Ok well Nova was harassing me to post grow pics.  I'm having USB conflicts and don't have anything better than a 640x480 webcam, so that's on indefinite hold.  
   But here is a pic I did manage to load of a cooltube I made.

   My reflector glass had broken due to the reflector dimensions being 1" off square - IMO the bargain reflectors from HidHut are ok, but you'll get what you pay for.  What to do?
    Well I did some research on bake-a-rounds and hurricane glass.  And considered just dropping another 100 or so for a cooltube.  That didn't sit well.  So I opted for the easy-to-find and buy hurricane glass.
   If you're wondering, this is a big tubular piece of glass with a rather sexy curve to it, and for some reason I don't understand, they carry bunches of this in craft stores like Michael's.
    Also payed a visit to the local Super-Depot-Put-Your-Local-Hardware-Store-Out-of-Business-Communist-Front, and purchased 2 of the 6"-4" reducers, and some of that fun stinky foil tape for higher temp ducting.
    Process went something like this:

   1. Stared at peices wondering what the hell to do with them.
   2. Wished I'd just bought a cooltube already.
   3. Cleaned the HPS bulb.
   4. Put hurricane glass over bulb, realized I'd gotten lucky on how the dimensions were lining up.
   4.2. Smoked some pot.
   5. Using amazing slight of hand, sealed up one of the 6"-4" reducers to the hurricane glass and one side of the reflector.
   6. Did the other side.
   7. Hooked it up to the fan and fired it up.

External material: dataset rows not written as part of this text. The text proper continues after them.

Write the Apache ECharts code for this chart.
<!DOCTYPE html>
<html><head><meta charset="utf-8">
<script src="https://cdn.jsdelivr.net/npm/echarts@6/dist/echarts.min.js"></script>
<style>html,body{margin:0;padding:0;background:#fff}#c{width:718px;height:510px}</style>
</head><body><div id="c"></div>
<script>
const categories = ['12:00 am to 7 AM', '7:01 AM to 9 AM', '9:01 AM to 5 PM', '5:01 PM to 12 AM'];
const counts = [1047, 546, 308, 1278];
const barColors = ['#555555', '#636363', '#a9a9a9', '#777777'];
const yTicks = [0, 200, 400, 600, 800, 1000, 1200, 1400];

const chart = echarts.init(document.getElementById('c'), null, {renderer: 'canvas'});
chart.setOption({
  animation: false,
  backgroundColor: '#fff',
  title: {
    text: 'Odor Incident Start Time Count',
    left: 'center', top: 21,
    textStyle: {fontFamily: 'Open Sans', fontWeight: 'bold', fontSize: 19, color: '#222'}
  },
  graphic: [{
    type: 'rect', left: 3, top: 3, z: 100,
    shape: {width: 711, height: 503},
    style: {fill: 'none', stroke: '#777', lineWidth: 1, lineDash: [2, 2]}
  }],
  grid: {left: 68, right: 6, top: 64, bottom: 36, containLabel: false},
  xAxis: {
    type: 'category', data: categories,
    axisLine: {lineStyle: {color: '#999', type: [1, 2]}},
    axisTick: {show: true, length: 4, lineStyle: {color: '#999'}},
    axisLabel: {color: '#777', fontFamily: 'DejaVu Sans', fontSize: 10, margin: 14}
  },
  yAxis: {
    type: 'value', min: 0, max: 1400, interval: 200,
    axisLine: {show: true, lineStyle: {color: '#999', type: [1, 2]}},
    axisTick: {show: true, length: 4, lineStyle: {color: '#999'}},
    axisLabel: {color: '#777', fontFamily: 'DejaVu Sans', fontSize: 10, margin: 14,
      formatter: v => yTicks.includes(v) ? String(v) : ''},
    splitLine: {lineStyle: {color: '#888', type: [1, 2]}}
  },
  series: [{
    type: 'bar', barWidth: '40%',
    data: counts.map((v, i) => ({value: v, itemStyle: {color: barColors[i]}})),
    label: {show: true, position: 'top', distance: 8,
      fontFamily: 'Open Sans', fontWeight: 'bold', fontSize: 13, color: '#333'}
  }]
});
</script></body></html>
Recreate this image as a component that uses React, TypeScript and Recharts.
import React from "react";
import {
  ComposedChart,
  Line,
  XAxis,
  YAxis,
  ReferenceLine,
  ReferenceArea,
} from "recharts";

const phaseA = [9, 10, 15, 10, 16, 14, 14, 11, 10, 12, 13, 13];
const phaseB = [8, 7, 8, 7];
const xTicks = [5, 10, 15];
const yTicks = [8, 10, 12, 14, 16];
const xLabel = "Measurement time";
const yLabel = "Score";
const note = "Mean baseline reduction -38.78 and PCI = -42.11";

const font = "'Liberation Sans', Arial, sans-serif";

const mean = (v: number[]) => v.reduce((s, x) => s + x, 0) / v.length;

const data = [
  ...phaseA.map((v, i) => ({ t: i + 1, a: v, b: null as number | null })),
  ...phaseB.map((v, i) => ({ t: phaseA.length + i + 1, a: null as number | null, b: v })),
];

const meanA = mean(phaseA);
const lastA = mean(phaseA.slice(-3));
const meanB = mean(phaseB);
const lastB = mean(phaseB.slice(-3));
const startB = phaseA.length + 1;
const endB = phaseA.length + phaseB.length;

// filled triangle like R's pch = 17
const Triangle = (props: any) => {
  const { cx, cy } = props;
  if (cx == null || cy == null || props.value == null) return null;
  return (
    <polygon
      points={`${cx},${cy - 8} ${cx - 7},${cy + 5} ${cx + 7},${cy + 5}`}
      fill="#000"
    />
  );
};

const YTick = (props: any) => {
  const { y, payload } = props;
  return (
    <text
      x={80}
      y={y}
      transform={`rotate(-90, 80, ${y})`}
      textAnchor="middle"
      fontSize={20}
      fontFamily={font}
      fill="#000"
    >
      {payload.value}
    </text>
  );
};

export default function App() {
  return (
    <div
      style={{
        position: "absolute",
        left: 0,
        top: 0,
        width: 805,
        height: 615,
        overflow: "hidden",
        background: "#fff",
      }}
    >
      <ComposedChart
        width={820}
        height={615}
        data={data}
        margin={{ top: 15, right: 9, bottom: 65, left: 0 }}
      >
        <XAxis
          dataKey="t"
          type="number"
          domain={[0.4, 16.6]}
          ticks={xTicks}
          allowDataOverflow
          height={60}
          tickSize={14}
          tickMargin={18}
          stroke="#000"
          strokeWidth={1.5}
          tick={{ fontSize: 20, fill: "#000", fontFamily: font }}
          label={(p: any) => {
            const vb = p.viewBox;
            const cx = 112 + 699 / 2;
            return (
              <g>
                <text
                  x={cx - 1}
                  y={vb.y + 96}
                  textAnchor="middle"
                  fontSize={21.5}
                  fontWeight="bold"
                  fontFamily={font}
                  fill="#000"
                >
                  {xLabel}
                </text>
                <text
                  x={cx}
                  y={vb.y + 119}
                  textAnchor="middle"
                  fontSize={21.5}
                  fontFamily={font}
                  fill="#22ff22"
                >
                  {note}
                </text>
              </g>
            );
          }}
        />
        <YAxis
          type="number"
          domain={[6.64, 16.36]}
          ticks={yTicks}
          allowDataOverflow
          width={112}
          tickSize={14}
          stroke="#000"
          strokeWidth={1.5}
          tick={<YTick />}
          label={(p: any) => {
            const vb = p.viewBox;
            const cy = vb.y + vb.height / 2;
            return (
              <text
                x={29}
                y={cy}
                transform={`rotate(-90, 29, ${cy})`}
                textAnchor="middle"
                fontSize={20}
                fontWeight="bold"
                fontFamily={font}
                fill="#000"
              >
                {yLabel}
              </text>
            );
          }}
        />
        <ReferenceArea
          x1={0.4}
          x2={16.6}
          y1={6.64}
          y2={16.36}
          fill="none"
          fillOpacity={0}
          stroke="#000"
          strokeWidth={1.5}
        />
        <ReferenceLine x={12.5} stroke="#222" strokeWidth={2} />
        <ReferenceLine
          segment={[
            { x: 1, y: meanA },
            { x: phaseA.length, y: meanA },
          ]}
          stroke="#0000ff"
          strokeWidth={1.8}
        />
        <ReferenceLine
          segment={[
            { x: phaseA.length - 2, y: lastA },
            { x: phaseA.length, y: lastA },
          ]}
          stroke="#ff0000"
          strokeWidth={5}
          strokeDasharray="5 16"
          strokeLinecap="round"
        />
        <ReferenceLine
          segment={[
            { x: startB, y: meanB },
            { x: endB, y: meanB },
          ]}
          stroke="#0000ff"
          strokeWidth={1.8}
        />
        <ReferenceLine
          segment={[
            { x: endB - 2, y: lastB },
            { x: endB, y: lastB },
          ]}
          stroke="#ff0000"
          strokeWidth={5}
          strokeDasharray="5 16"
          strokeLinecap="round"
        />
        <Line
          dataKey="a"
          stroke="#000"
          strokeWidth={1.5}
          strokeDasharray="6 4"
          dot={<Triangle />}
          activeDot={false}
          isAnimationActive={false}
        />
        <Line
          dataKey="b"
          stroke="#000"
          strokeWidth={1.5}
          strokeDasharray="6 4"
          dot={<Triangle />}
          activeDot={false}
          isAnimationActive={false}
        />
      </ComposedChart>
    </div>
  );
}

    The seal is fine, but the question remains, will this remedial shop class project hold up under operating temps with the light on?
    I don't know this yet, as I don't need to use the 600 watt HPS at this point.
    So I really can't recommend trying this at home.  Just get a cooltube for Christ sake, don't embarrass yourself as I have done.
   But - if the seals hold, here we have a reflector with the coverage of a larger unit, with the temp advantages of a cooltube.


----------



## Growdude (Mar 22, 2008)

Great idea!, huricane glass is used for kerosene lamps so it should hold up.


----------



## smokybear (Mar 22, 2008)

Looks good bearfootbob. Great job there my friend. I may try this on my 400 watt hps sometime in the near future so I can put the light even closer to my ladies. Great job once again. Take care.


----------



## Fretless (Mar 22, 2008)

Thanks.  I think it may have to be periodically resealed, and with the tape job changing bulbs is a major PITA.  The glass I'm not worried about much.  I wonder if the foil tape will hold up to operating temps.  I have used that tape on my car exhaust and it stuck right to the pipe before the cat converter, but we'll see.  I have 4 week plants that need a little more floro, sexing, and cloning time.


----------



## tankdogster (Apr 7, 2008)

Way to think outside the box


----------



## Fretless (Apr 9, 2008)

I think I'm' going to scrap the reg duct tape though.  Make it all metal tape.  Should last better.


----------